> The request
In the material below, please retype the lines from the very first through the one with "import plotly.graph_objects as go", exactly and without pictures.

──────── Available data

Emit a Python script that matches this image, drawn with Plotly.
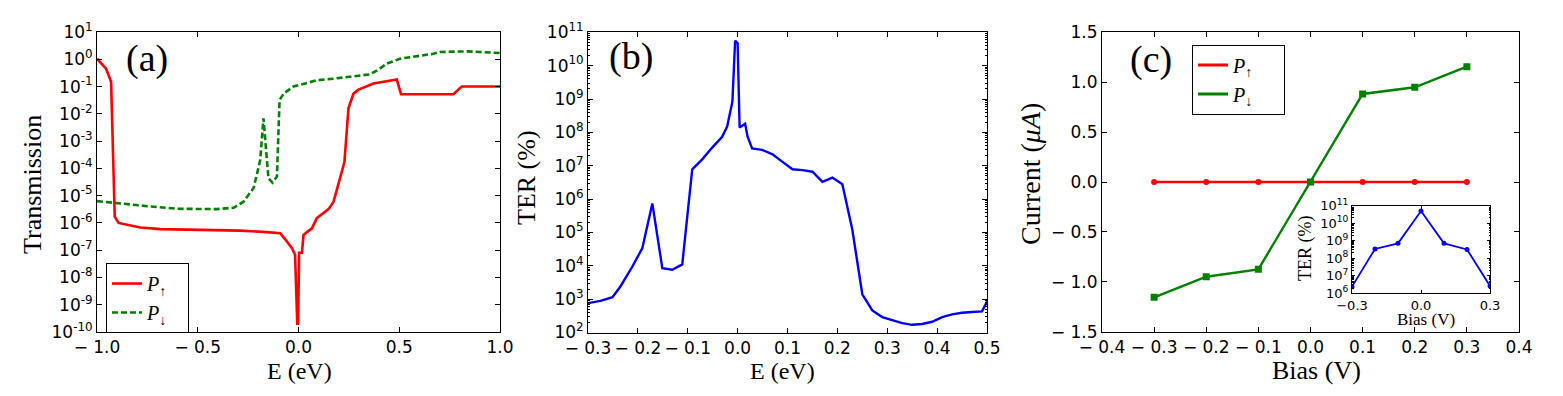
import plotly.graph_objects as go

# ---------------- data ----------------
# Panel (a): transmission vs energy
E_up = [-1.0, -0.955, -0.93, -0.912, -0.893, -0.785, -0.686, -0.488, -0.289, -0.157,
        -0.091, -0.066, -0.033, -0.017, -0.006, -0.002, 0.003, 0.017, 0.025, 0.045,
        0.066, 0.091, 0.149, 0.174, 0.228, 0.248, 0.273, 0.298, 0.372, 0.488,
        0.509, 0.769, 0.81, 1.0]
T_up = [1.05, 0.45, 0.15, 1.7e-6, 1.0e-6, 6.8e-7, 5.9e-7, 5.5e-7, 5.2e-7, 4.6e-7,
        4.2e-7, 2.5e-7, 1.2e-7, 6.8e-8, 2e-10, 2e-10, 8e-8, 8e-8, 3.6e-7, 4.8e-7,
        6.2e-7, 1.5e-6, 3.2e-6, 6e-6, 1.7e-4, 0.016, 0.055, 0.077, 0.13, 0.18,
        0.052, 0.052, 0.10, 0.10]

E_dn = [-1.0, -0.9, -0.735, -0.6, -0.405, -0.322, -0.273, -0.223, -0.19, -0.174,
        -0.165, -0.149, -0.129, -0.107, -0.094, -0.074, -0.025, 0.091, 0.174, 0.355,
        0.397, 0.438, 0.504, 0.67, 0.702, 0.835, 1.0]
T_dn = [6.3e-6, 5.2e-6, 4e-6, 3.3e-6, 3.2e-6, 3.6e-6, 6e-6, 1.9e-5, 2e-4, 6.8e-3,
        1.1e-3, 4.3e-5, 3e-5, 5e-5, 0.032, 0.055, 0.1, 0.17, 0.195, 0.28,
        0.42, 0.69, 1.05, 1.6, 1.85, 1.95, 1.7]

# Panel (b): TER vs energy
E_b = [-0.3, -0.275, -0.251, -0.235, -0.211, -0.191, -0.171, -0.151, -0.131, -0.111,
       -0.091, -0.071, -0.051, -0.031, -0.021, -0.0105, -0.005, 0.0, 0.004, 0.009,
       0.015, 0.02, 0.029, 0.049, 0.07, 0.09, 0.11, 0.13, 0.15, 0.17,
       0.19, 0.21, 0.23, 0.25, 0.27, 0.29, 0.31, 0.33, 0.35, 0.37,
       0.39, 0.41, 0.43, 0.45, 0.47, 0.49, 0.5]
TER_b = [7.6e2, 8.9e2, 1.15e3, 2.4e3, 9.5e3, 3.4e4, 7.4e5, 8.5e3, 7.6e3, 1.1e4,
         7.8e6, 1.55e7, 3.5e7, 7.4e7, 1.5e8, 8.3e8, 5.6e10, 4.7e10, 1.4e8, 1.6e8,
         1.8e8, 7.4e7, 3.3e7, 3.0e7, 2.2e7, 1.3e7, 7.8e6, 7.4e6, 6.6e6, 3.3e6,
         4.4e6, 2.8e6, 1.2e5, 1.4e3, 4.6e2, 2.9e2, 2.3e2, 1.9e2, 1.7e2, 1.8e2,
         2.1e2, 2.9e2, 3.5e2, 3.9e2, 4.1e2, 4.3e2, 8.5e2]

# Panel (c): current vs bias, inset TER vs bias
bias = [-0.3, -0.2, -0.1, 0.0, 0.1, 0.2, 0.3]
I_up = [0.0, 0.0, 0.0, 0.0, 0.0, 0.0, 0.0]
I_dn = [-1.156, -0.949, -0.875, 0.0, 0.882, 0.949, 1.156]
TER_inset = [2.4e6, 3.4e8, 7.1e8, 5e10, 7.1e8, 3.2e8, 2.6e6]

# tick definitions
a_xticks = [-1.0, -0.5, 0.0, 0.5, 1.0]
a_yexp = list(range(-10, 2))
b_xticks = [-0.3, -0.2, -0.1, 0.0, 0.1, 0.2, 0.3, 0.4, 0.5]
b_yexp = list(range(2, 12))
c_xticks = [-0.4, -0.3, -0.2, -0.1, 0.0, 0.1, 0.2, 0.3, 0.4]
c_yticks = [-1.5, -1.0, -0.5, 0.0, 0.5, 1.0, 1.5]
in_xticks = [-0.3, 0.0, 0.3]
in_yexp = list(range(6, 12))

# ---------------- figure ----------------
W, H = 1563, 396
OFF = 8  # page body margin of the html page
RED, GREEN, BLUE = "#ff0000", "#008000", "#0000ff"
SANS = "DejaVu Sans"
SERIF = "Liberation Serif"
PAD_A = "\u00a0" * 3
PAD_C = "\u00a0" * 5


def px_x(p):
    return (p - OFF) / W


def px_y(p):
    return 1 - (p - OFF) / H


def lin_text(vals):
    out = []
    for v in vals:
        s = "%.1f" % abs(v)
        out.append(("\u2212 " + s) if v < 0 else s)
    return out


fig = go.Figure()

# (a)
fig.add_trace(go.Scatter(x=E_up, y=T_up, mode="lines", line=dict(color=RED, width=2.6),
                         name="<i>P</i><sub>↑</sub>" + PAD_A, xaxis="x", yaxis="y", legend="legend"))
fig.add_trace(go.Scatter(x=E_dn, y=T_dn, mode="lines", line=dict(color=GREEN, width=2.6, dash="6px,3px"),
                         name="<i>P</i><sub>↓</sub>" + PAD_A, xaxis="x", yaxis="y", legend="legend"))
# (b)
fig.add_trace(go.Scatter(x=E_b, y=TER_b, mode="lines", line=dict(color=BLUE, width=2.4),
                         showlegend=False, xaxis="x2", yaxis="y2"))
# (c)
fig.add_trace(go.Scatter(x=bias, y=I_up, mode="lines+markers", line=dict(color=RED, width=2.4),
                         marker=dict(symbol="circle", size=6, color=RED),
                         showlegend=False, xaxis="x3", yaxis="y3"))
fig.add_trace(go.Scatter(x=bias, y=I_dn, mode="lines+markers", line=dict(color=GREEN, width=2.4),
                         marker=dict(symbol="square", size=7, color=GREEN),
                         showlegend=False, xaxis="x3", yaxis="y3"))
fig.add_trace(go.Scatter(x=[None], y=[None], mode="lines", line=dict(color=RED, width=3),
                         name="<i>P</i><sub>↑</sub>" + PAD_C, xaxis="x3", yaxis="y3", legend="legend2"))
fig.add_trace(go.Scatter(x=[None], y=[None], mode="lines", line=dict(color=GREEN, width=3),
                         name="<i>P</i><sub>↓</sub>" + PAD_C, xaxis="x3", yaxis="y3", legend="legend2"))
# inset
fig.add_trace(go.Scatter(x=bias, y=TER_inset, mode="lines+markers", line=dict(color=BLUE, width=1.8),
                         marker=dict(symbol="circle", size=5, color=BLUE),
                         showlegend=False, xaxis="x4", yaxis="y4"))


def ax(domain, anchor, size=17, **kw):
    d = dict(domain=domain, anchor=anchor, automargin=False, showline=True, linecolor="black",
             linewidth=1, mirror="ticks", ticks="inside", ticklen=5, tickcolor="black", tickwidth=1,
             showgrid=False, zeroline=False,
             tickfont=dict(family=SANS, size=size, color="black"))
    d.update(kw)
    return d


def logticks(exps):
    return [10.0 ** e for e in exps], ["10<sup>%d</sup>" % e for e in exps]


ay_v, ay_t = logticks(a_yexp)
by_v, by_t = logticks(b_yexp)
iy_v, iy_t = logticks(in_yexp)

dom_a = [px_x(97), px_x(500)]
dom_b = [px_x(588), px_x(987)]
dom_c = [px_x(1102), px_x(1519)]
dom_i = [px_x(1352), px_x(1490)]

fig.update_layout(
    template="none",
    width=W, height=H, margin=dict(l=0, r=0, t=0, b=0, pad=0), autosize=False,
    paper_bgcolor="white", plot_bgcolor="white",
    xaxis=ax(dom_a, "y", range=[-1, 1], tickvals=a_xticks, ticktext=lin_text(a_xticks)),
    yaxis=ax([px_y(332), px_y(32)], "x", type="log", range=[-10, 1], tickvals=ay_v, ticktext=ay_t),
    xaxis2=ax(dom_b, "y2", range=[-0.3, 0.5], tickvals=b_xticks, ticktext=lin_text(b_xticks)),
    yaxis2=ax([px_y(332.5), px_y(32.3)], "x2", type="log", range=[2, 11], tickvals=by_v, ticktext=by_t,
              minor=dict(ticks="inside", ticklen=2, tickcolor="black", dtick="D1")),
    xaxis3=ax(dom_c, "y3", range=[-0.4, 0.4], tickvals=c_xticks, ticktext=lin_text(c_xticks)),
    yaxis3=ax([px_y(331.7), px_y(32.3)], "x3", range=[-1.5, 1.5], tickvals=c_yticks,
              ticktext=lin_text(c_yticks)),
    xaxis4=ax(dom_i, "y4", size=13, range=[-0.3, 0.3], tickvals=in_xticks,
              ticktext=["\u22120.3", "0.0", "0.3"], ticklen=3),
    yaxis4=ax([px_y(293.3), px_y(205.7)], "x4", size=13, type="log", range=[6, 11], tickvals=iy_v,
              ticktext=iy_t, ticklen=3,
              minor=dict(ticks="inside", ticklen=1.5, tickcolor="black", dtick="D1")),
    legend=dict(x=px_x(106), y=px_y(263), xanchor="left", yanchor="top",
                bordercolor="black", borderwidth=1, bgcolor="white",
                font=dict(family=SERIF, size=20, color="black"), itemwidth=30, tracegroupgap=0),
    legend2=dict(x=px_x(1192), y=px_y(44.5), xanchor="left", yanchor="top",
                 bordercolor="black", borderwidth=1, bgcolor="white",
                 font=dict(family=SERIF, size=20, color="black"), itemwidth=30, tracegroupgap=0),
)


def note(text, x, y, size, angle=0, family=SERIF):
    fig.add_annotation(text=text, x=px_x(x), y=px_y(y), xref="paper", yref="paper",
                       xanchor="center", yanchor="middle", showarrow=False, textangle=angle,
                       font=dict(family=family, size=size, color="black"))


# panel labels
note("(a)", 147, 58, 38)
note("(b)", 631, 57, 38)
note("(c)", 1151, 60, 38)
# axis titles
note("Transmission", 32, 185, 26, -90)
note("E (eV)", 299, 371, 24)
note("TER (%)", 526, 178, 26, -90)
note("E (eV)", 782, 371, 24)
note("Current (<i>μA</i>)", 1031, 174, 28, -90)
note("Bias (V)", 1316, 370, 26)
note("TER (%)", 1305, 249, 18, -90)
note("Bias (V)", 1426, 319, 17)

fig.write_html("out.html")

────────────────

> Written answer
Emit a Python script that matches this image, drawn with Plotly.
import plotly.graph_objects as go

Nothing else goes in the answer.